A lot of the developed world has negative interest rates…a record $11.7 trillion in bonds according to the Financial Times. To put this amount into perspective, the total amount of bonds yielding over 2% is $2 trillion.
Domestically, long dated Treasury yields are approaching record lows. Real yields—which factor in inflation—have been at a record low for the longest stretch in history. Depending upon the inflation statistic utilized, the 10-year has a negative yield of 0.8% to 1.1%.
The last time negative real yields were this low, the Treasury market was crushed.
In my view the reason for these negative yields is massive central bank easing that has injected gargantuan amounts of liquidity into the financial system.

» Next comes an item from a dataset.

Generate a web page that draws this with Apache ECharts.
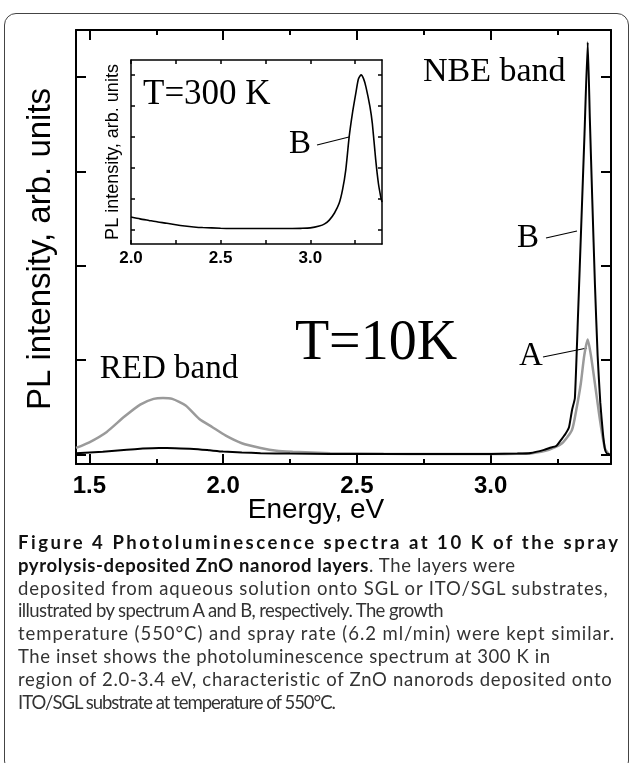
<!DOCTYPE html>
<html>
<head>
<meta charset="utf-8">
<script src="https://cdn.jsdelivr.net/npm/echarts@6/dist/echarts.min.js"></script>
<style>
  html, body { margin: 0; padding: 0; background: #fff; }
  #wrap { position: relative; width: 629px; height: 763px; overflow: hidden; }
  #frame { position: absolute; left: 4px; top: 13px; width: 625px; height: 760px;
           border: 1.5px solid #444; border-radius: 12px; box-sizing: border-box; }
  #chart { position: absolute; left: 0; top: 0; width: 629px; height: 763px; }
  #caption { position: absolute; left: 18px; top: 531px; width: 605px;
             font-family: Lato, "Open Sans", sans-serif; font-size: 18.5px;
             line-height: 22.8px; color: #333; }
  #caption div { white-space: nowrap; }
  #caption span.ln { display: inline-block; }
  #caption b { color: #111; }
</style>
</head>
<body>
<div id="wrap">
  <div id="frame"></div>
  <div id="chart"></div>
  <div id="caption">
    <div><span class="ln" data-w="600"><b>Figure 4 Photoluminescence spectra at 10 K of the spray</b></span></div>
    <div><span class="ln" data-w="497"><b>pyrolysis-deposited ZnO nanorod layers</b>. The layers were</span></div>
    <div><span class="ln" data-w="590">deposited from aqueous solution onto SGL or ITO/SGL substrates,</span></div>
    <div><span class="ln" data-w="426">illustrated by spectrum A and B, respectively. The growth</span></div>
    <div><span class="ln" data-w="596">temperature (550°C) and spray rate (6.2 ml/min) were kept similar.</span></div>
    <div><span class="ln" data-w="532">The inset shows the photoluminescence spectrum at 300 K in</span></div>
    <div><span class="ln" data-w="594">region of 2.0-3.4 eV, characteristic of ZnO nanorods deposited onto</span></div>
    <div><span class="ln" data-w="318">ITO/SGL substrate at temperature of 550°C.</span></div>
  </div>
</div>
<script>
// main plot, T = 10 K
const energyA = [1.45, 1.50, 1.565, 1.63, 1.69, 1.74, 1.775, 1.81, 1.86, 1.91, 1.96, 2.01, 2.07, 2.14, 2.20, 2.26,
  2.40, 2.60, 2.80, 3.00, 3.10, 3.15, 3.218, 3.267, 3.304, 3.32, 3.337, 3.35, 3.363, 3.375, 3.39, 3.405, 3.418, 3.428, 3.44];
const intensityA = [0.07, 0.13, 0.24, 0.40, 0.53, 0.59, 0.60, 0.59, 0.52, 0.38, 0.29, 0.20, 0.12, 0.07, 0.04, 0.03,
  0.015, 0.008, 0.006, 0.006, 0.008, 0.012, 0.05, 0.12, 0.26, 0.47, 0.75, 1.05, 1.22, 1.05, 0.75, 0.44, 0.20, 0.06, 0.01];

const energyB = [1.45, 1.55, 1.64, 1.70, 1.76, 1.82, 1.89, 1.95, 2.00, 2.07, 2.14, 2.25, 2.40, 2.60, 2.80, 3.00, 3.10,
  3.15, 3.20, 3.22, 3.245, 3.267, 3.28, 3.293, 3.30, 3.305, 3.315, 3.327, 3.339, 3.351, 3.363, 3.371, 3.38, 3.39, 3.40,
  3.41, 3.42, 3.428, 3.435, 3.445];
const intensityB = [0.015, 0.03, 0.05, 0.063, 0.07, 0.068, 0.06, 0.045, 0.032, 0.022, 0.015, 0.01, 0.007, 0.005, 0.005,
  0.007, 0.01, 0.017, 0.05, 0.07, 0.09, 0.17, 0.22, 0.29, 0.40, 0.48, 0.60, 1.5, 2.45, 3.4, 4.37, 3.55, 2.7, 1.8, 1.05,
  0.55, 0.22, 0.05, 0.01, 0.005];

// inset, T = 300 K
const energyInset = [2.00, 2.05, 2.10, 2.15, 2.20, 2.25, 2.30, 2.35, 2.40, 2.50, 2.60, 2.70, 2.80, 2.90, 2.95, 3.00,
  3.05, 3.08, 3.106, 3.135, 3.161, 3.18, 3.198, 3.217, 3.235, 3.254, 3.268, 3.283, 3.297, 3.311, 3.333, 3.346, 3.365,
  3.38, 3.393, 3.40];
const intensityInset = [0.42, 0.36, 0.31, 0.26, 0.22, 0.17, 0.13, 0.10, 0.08, 0.06, 0.05, 0.05, 0.05, 0.05, 0.055, 0.07,
  0.13, 0.20, 0.32, 0.55, 0.86, 1.3, 1.94, 3.01, 3.76, 4.41, 4.86, 5.0, 4.88, 4.6, 3.97, 3.44, 2.26, 1.5, 1.07, 0.9];

// ticks
const mainMajorTicks = [1.5, 2.0, 2.5, 3.0];
const mainMinorTicks = [1.75, 2.25, 2.75, 3.25];
const mainYTicks = [0, 1, 2, 3, 4];
const insetXTicks = [2.0, 2.25, 2.5, 2.75, 3.0, 3.25];
const insetXLabels = [2.0, 2.5, 3.0];
const insetYTicks = [0, 1, 2, 3, 4, 5];

const pairs = (xs, ys) => xs.map((x, i) => [x, ys[i]]);

const SANS = 'Liberation Sans';

function xAx(grid, min, max, pos, opts) {
  return {
    gridIndex: grid, type: 'value', min: min, max: max, position: pos,
    axisLine: { show: opts.line, onZero: false, lineStyle: { color: '#000', width: opts.lw || 2 } },
    axisTick: { show: true, inside: true, length: opts.len, customValues: opts.ticks,
                lineStyle: { color: '#000', width: opts.lw || 2 } },
    axisLabel: opts.labels ? {
      show: true, customValues: opts.labels, formatter: (v) => v.toFixed(1),
      color: '#000', fontFamily: SANS, fontWeight: 'bold', fontSize: opts.fs, margin: opts.margin
    } : { show: false },
    splitLine: { show: false }
  };
}

function yAx(grid, min, max, pos, ticks, len, lw) {
  return {
    gridIndex: grid, type: 'value', min: min, max: max, position: pos,
    axisLine: { show: true, onZero: false, lineStyle: { color: '#000', width: lw } },
    axisTick: { show: true, inside: true, length: len, customValues: ticks, lineStyle: { color: '#000', width: lw } },
    axisLabel: { show: false },
    splitLine: { show: false }
  };
}

const chart = echarts.init(document.getElementById('chart'), null, { renderer: 'canvas' });

const option = {
  backgroundColor: 'transparent',
  animation: false,
  grid: [
    { left: 76, top: 30, width: 535, height: 434 },
    { left: 131, top: 60, width: 251, height: 184 }
  ],
  xAxis: [
    xAx(0, 1.45, 3.45, 'bottom', { line: true, len: 10, ticks: mainMajorTicks, labels: mainMajorTicks, fs: 24, margin: 10 }),
    xAx(0, 1.45, 3.45, 'bottom', { line: false, len: 5, ticks: mainMinorTicks }),
    xAx(0, 1.45, 3.45, 'top', { line: true, len: 10, ticks: mainMajorTicks }),
    xAx(0, 1.45, 3.45, 'top', { line: false, len: 5, ticks: mainMinorTicks }),
    xAx(1, 2.0, 3.4, 'bottom', { line: true, len: 4, lw: 1.5, ticks: insetXTicks, labels: insetXLabels, fs: 17, margin: 6 }),
    xAx(1, 2.0, 3.4, 'top', { line: true, len: 4, lw: 1.5, ticks: insetXTicks })
  ],
  yAxis: [
    yAx(0, -0.1, 4.5, 'left', mainYTicks, 10, 2),
    yAx(0, -0.1, 4.5, 'right', mainYTicks, 10, 2),
    yAx(1, -0.45, 5.48, 'left', insetYTicks, 4, 1.5),
    yAx(1, -0.45, 5.48, 'right', insetYTicks, 4, 1.5)
  ],
  series: [
    { name: 'A', type: 'line', xAxisIndex: 0, yAxisIndex: 0, data: pairs(energyA, intensityA),
      showSymbol: false, smooth: 0.2, lineStyle: { color: '#9a9a9a', width: 2.5 } },
    { name: 'B', type: 'line', xAxisIndex: 0, yAxisIndex: 0, data: pairs(energyB, intensityB),
      showSymbol: false, smooth: 0.15, lineStyle: { color: '#000', width: 2 } },
    { name: 'B 300 K', type: 'line', xAxisIndex: 4, yAxisIndex: 2, data: pairs(energyInset, intensityInset),
      showSymbol: false, smooth: 0.2, lineStyle: { color: '#000', width: 1.6 } }
  ],
  graphic: [
    // axis titles
    { type: 'text', x: 316, y: 510, style: { text: 'Energy, eV', font: '28px "Liberation Sans"', fill: '#000',
      align: 'center', verticalAlign: 'middle' } },
    { type: 'text', x: 41, y: 249, rotation: Math.PI / 2, style: { text: 'PL intensity, arb. units',
      font: '33px "Liberation Sans"', fill: '#000', align: 'center', verticalAlign: 'middle' } },
    { type: 'text', x: 113, y: 152, rotation: Math.PI / 2, style: { text: 'PL intensity, arb. units',
      font: '18px "Liberation Sans"', fill: '#000', align: 'center', verticalAlign: 'middle' } },
    // annotations
    { type: 'text', x: 423, y: 72, style: { text: 'NBE band', font: '34px "Liberation Serif"', fill: '#000',
      align: 'left', verticalAlign: 'middle' } },
    { type: 'text', x: 169, y: 369, style: { text: 'RED band', font: '33px "Liberation Serif"', fill: '#000',
      align: 'center', verticalAlign: 'middle' } },
    { type: 'text', x: 376, y: 344, style: { text: 'T=10K', font: '56px "Liberation Serif"', fill: '#000',
      align: 'center', verticalAlign: 'middle' } },
    { type: 'text', x: 528, y: 238, style: { text: 'B', font: '33px "Liberation Serif"', fill: '#000',
      align: 'center', verticalAlign: 'middle' } },
    { type: 'line', shape: { x1: 546, y1: 238, x2: 577, y2: 231 }, style: { stroke: '#000', lineWidth: 1.2 } },
    { type: 'text', x: 531, y: 356, style: { text: 'A', font: '33px "Liberation Serif"', fill: '#000',
      align: 'center', verticalAlign: 'middle' } },
    { type: 'line', shape: { x1: 543, y1: 357, x2: 587, y2: 348 }, style: { stroke: '#000', lineWidth: 1.2 } },
    { type: 'text', x: 143, y: 95, style: { text: 'T=300 K', font: '35px "Liberation Serif"', fill: '#000',
      align: 'left', verticalAlign: 'middle' } },
    { type: 'text', x: 300, y: 144, style: { text: 'B', font: '33px "Liberation Serif"', fill: '#000',
      align: 'center', verticalAlign: 'middle' } },
    { type: 'line', shape: { x1: 317, y1: 145, x2: 349, y2: 137 }, style: { stroke: '#000', lineWidth: 1.2 } }
  ]
};

chart.setOption(option);

// stretch or squeeze each caption line to the width it has in the figure
document.querySelectorAll('#caption span.ln').forEach((el) => {
  const target = parseFloat(el.dataset.w);
  const w = el.getBoundingClientRect().width;
  const n = el.textContent.length;
  el.style.letterSpacing = ((target - w) / (n - 1)).toFixed(3) + 'px';
});
</script>
</body>
</html>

In the US alone there is over $2.5 trillion in excess bank reserves. Historically there is only $1 billion in excess reserves according to Federal Reserve data.
In many regards the “natural order” has been crushed, equivalent to “cats chasing dogs” and “the canary eating the cat.” When will the “natural order” revert?
I think the Treasury market is more overvalued than the NASDAQ was in March 2000 when everything was priced PWE or Priced Beyond one’s most Wildest Expectations. The mantra was we have entered the New Paradigm and the business cycle was dead and NASDAQ 10000 was almost a certainty. As all know, the NASDAQ was crushed over 70% in about 18 months.
I can cite a gazillion reports as to why yields will remain at current levels, reports sounding as authoritive as Donald Trump having only a 5% chance of becoming the nominee, Hillary Clinton will be coroneted by February and oil will remain under $30 barrel. Incidentally the above reports were written less than six months ago.
There is going to be some externality that shatters the illusion yields will never go up. Can it be growth stronger than expected? What about stronger than expected inflationary expectations generated by the rise in oil or in home values that greatly impacts OER? What about stronger than expected wage inflation ushering in destructive cost-push inflation?
Speaking of wages, this week can be of significance. The four day week is filled with top tier data points including June’s BLS labor report.
Commenting briefly about Friday’s activity, all markets were quiet leading into the three day weekend.
Last night the foreign markets were mixed. London was up 0.40%, Paris down 1.31% and Frankfurt down 1.42%. China was up 0.60%, Japan down 0.67%and Hang Sang down 1.46%.
The Dow should open moderately on global growth fears. The 10-year is up 16/32 to yield 1.39%.